▸ EXERCISE BRIEF: Only the lines from the start of the data below through the line that contains "0.0295, 0.0245, 0.030]" are to be copied, exactly and without pictures.

↓↓↓

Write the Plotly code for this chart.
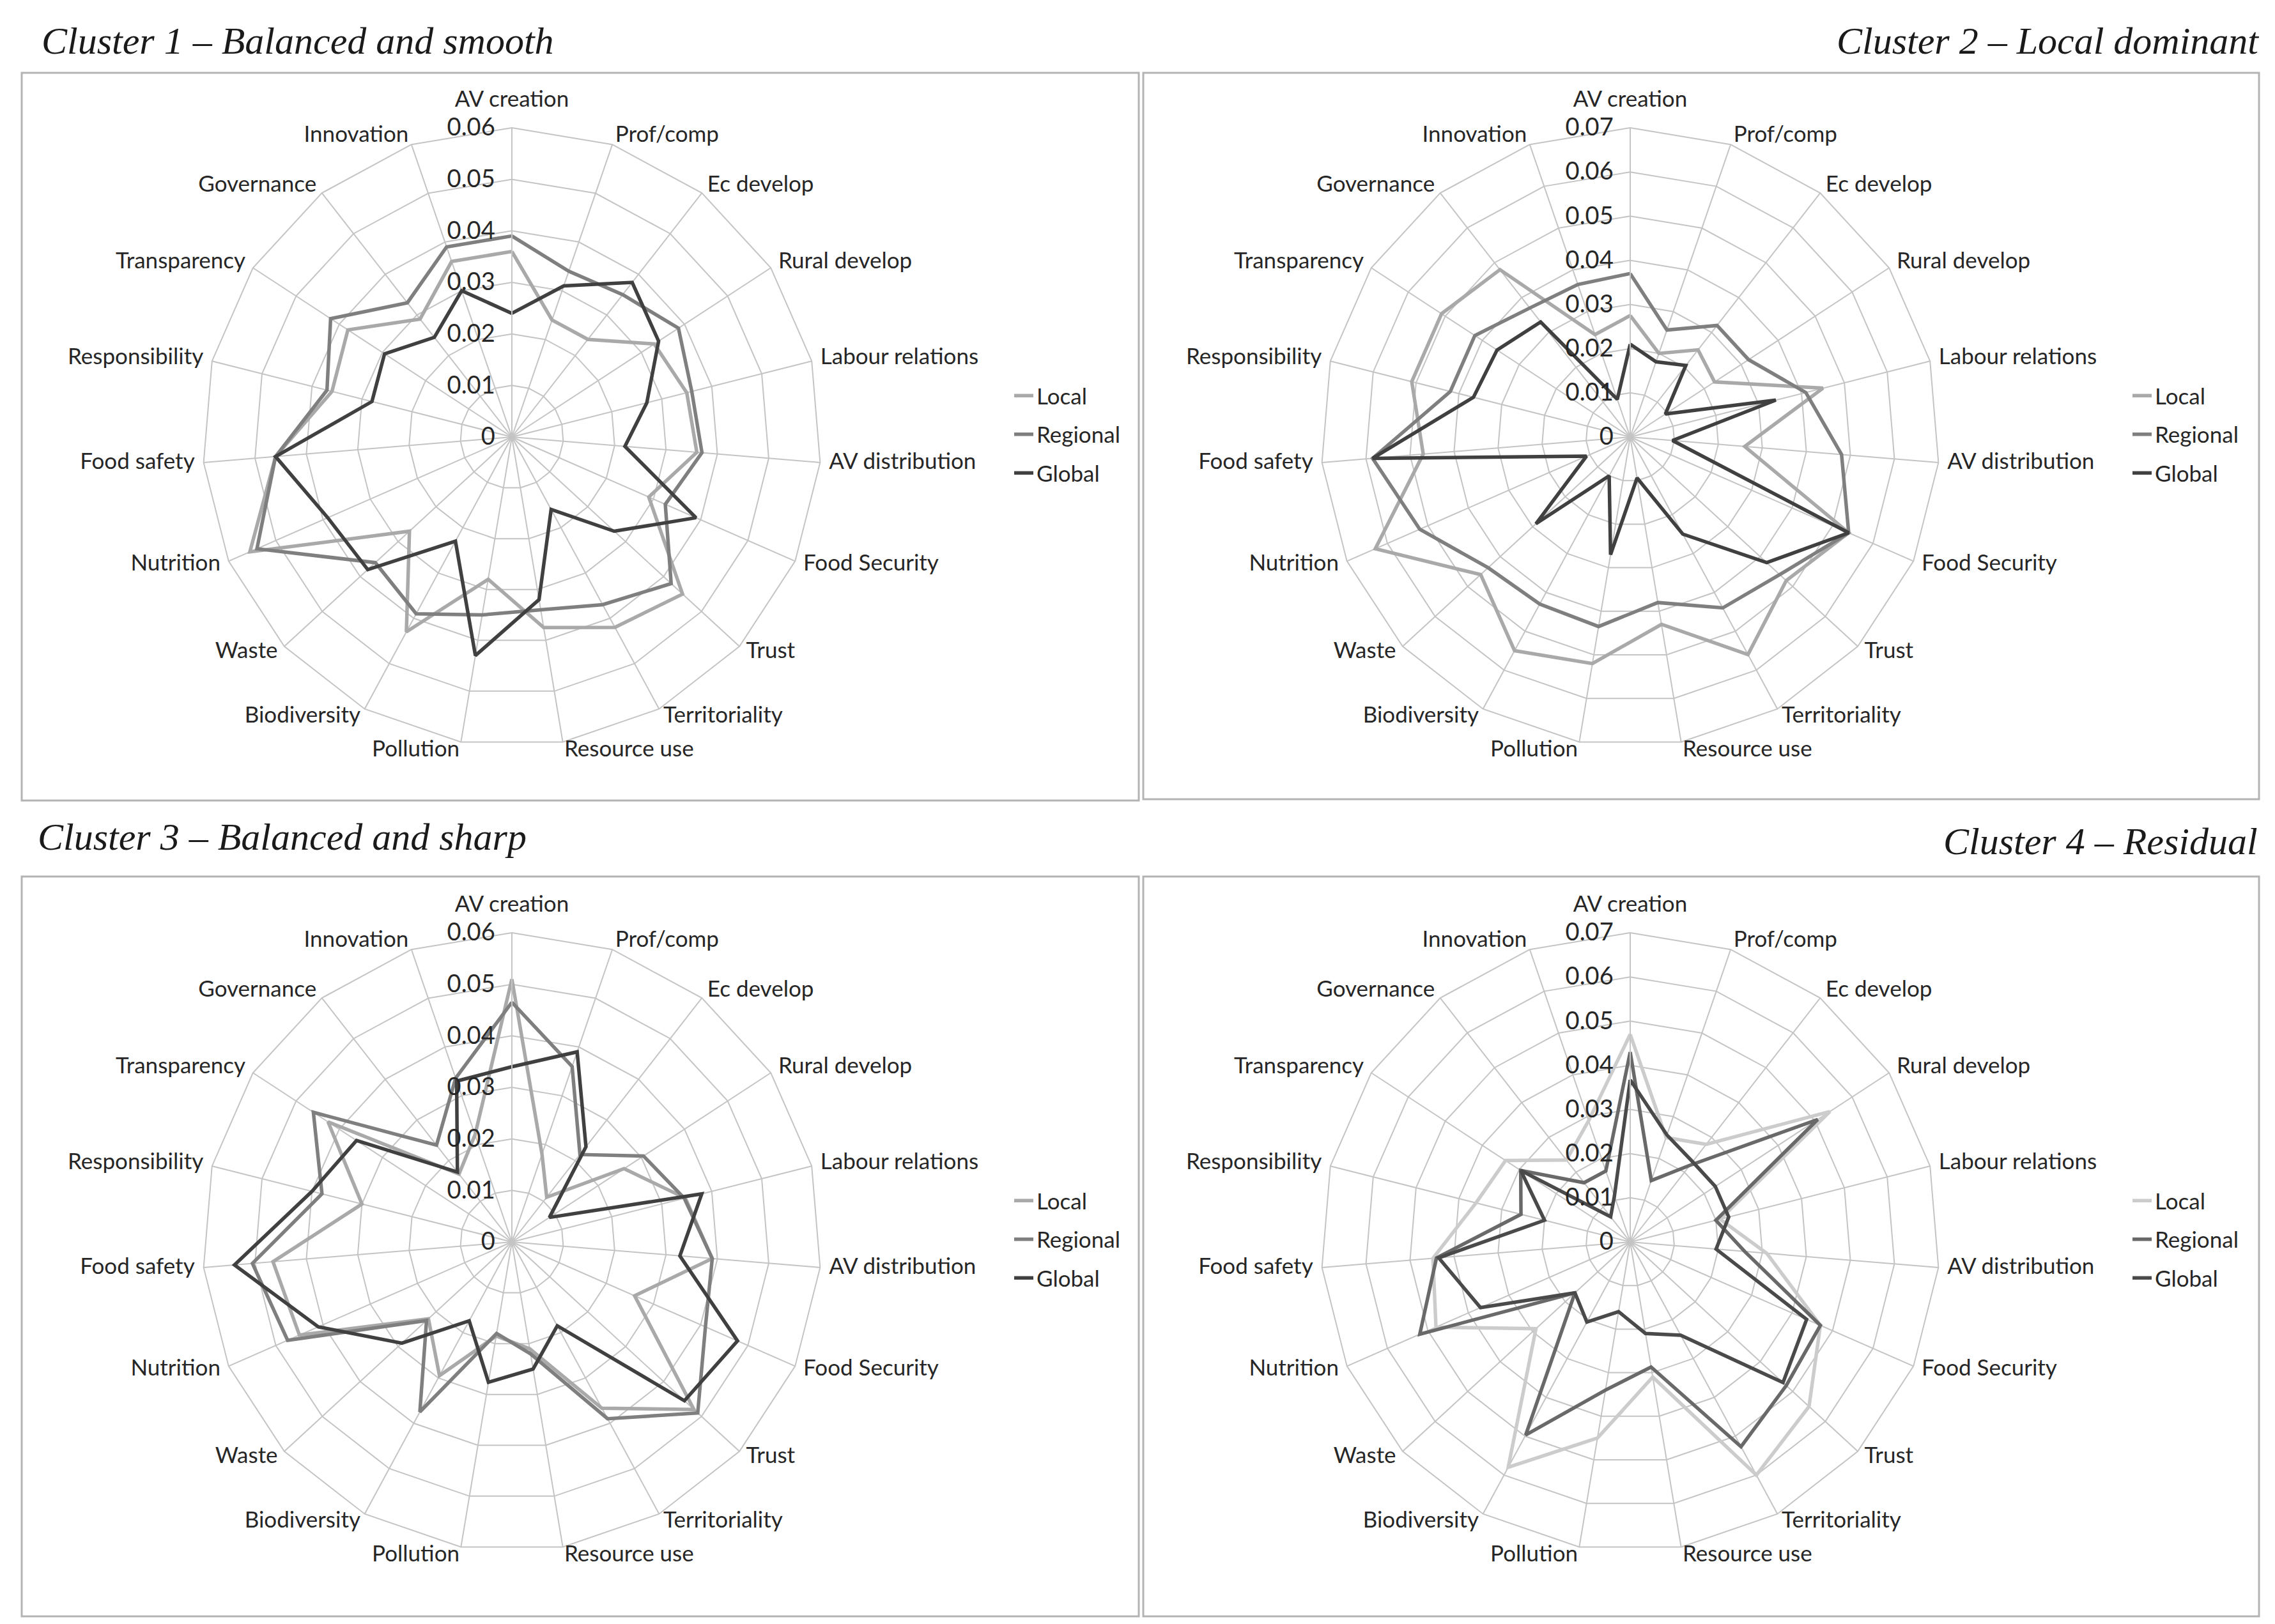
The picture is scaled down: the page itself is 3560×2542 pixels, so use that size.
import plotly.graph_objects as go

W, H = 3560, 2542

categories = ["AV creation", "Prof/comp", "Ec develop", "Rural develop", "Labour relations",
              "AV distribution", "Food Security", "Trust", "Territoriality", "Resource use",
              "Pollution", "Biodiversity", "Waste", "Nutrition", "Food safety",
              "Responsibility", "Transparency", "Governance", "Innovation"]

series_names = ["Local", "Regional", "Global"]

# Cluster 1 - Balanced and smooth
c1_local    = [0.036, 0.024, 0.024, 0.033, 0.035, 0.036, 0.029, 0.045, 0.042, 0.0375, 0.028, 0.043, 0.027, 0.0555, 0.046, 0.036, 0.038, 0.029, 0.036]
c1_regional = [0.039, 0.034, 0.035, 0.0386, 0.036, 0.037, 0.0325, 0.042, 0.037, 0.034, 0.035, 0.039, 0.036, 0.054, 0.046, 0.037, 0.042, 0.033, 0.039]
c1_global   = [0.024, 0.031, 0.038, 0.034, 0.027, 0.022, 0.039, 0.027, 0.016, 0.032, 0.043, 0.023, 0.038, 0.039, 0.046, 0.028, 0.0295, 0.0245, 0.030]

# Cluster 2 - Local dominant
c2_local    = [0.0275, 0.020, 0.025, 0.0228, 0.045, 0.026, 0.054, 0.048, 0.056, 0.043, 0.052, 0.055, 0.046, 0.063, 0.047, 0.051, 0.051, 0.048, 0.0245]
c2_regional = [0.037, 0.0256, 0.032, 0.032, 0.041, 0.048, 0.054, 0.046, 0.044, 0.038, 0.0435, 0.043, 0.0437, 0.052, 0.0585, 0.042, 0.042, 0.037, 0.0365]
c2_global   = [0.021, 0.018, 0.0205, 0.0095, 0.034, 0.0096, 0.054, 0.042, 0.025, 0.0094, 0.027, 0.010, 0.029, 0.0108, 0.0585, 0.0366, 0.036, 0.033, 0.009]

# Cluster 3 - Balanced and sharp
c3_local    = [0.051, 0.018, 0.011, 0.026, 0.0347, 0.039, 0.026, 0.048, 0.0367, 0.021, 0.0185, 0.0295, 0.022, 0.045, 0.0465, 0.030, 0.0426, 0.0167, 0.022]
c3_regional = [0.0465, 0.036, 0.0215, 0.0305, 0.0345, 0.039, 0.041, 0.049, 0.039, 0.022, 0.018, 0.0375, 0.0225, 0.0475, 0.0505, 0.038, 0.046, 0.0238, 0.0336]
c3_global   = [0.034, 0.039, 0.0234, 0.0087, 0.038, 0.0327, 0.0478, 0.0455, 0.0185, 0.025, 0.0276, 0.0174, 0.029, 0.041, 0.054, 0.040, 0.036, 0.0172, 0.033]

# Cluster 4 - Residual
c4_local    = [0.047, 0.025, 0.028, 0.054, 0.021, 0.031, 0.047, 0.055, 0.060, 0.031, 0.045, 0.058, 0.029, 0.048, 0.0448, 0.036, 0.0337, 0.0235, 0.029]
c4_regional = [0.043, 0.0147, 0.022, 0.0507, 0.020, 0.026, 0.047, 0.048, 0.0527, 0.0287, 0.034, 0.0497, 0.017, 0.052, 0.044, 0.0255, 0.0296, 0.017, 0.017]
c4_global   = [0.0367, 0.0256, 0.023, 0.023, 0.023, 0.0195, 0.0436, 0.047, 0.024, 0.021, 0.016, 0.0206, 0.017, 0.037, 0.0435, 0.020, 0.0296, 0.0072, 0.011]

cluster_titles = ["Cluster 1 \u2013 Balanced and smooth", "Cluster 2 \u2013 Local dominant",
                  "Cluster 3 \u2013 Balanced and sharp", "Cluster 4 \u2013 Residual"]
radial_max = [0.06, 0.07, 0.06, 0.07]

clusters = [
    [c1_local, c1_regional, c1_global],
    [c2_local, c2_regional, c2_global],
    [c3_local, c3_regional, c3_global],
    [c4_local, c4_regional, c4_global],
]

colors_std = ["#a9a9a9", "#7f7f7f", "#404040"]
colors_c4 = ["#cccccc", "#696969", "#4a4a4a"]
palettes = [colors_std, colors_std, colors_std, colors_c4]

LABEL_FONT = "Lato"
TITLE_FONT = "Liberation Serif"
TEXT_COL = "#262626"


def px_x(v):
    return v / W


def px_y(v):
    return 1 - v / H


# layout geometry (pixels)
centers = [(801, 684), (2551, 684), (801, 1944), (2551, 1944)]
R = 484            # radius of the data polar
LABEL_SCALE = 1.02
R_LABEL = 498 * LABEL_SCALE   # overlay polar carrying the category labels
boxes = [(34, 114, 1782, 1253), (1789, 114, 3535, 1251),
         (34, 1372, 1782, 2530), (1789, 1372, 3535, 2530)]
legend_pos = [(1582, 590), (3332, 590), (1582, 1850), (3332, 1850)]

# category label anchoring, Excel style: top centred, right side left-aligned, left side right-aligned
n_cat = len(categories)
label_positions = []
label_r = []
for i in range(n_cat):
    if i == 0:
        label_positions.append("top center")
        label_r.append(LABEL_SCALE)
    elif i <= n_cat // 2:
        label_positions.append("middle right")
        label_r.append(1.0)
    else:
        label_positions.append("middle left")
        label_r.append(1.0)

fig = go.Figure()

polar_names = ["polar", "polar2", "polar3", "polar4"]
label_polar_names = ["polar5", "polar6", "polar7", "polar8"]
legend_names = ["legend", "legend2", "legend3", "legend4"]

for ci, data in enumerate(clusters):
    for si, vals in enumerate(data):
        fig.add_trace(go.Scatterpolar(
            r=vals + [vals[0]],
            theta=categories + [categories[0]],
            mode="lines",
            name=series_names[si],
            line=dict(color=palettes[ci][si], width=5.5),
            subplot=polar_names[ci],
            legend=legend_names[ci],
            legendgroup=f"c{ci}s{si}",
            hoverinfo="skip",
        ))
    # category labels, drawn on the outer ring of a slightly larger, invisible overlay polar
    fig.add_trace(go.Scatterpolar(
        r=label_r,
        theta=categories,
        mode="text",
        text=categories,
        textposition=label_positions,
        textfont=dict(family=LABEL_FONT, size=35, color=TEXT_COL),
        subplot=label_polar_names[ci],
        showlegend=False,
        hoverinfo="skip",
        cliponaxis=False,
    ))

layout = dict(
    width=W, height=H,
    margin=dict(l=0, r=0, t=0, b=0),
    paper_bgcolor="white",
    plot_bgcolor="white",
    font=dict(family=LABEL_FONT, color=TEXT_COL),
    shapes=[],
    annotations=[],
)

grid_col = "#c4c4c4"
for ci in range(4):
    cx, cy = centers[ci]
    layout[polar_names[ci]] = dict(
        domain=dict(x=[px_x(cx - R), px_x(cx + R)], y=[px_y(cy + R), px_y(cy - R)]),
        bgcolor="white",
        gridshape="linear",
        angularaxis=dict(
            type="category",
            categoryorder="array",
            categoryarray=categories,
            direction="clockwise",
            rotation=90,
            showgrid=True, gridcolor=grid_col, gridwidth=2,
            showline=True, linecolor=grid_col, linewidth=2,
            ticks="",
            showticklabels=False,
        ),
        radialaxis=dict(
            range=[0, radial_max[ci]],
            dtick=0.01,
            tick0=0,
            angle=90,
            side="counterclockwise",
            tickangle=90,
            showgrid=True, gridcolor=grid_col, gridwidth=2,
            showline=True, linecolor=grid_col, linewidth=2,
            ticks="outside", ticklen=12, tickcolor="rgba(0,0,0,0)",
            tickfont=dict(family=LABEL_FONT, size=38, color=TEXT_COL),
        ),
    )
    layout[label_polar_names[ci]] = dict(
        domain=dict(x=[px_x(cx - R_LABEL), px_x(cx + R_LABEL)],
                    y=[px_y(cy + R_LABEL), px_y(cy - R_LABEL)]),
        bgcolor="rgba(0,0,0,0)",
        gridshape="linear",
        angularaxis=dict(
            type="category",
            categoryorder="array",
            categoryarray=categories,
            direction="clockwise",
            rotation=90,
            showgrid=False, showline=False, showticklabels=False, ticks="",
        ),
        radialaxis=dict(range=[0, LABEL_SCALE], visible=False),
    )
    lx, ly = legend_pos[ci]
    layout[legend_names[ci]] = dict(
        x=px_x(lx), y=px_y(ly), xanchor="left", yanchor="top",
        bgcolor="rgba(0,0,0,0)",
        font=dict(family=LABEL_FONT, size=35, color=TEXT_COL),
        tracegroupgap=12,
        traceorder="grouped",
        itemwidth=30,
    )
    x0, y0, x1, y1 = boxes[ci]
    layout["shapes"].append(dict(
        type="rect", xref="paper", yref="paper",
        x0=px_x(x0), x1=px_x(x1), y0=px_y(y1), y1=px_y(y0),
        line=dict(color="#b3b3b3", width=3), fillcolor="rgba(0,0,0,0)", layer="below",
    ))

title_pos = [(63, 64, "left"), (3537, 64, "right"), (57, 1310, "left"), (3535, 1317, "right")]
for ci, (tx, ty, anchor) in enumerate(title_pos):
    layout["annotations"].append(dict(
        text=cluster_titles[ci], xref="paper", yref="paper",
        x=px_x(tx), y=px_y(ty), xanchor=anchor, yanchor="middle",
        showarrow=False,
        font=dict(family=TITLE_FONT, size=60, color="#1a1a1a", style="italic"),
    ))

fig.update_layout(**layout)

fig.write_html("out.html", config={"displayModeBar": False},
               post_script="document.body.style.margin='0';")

↑↑↑

▸ SOLUTION FOR THIS TASK:
Write the Plotly code for this chart.
The picture is scaled down: the page itself is 3560×2542 pixels, so use that size.
import plotly.graph_objects as go

W, H = 3560, 2542

categories = ["AV creation", "Prof/comp", "Ec develop", "Rural develop", "Labour relations",
              "AV distribution", "Food Security", "Trust", "Territoriality", "Resource use",
              "Pollution", "Biodiversity", "Waste", "Nutrition", "Food safety",
              "Responsibility", "Transparency", "Governance", "Innovation"]

series_names = ["Local", "Regional", "Global"]

# Cluster 1 - Balanced and smooth
c1_local    = [0.036, 0.024, 0.024, 0.033, 0.035, 0.036, 0.029, 0.045, 0.042, 0.0375, 0.028, 0.043, 0.027, 0.0555, 0.046, 0.036, 0.038, 0.029, 0.036]
c1_regional = [0.039, 0.034, 0.035, 0.0386, 0.036, 0.037, 0.0325, 0.042, 0.037, 0.034, 0.035, 0.039, 0.036, 0.054, 0.046, 0.037, 0.042, 0.033, 0.039]
c1_global   = [0.024, 0.031, 0.038, 0.034, 0.027, 0.022, 0.039, 0.027, 0.016, 0.032, 0.043, 0.023, 0.038, 0.039, 0.046, 0.028, 0.0295, 0.0245, 0.030]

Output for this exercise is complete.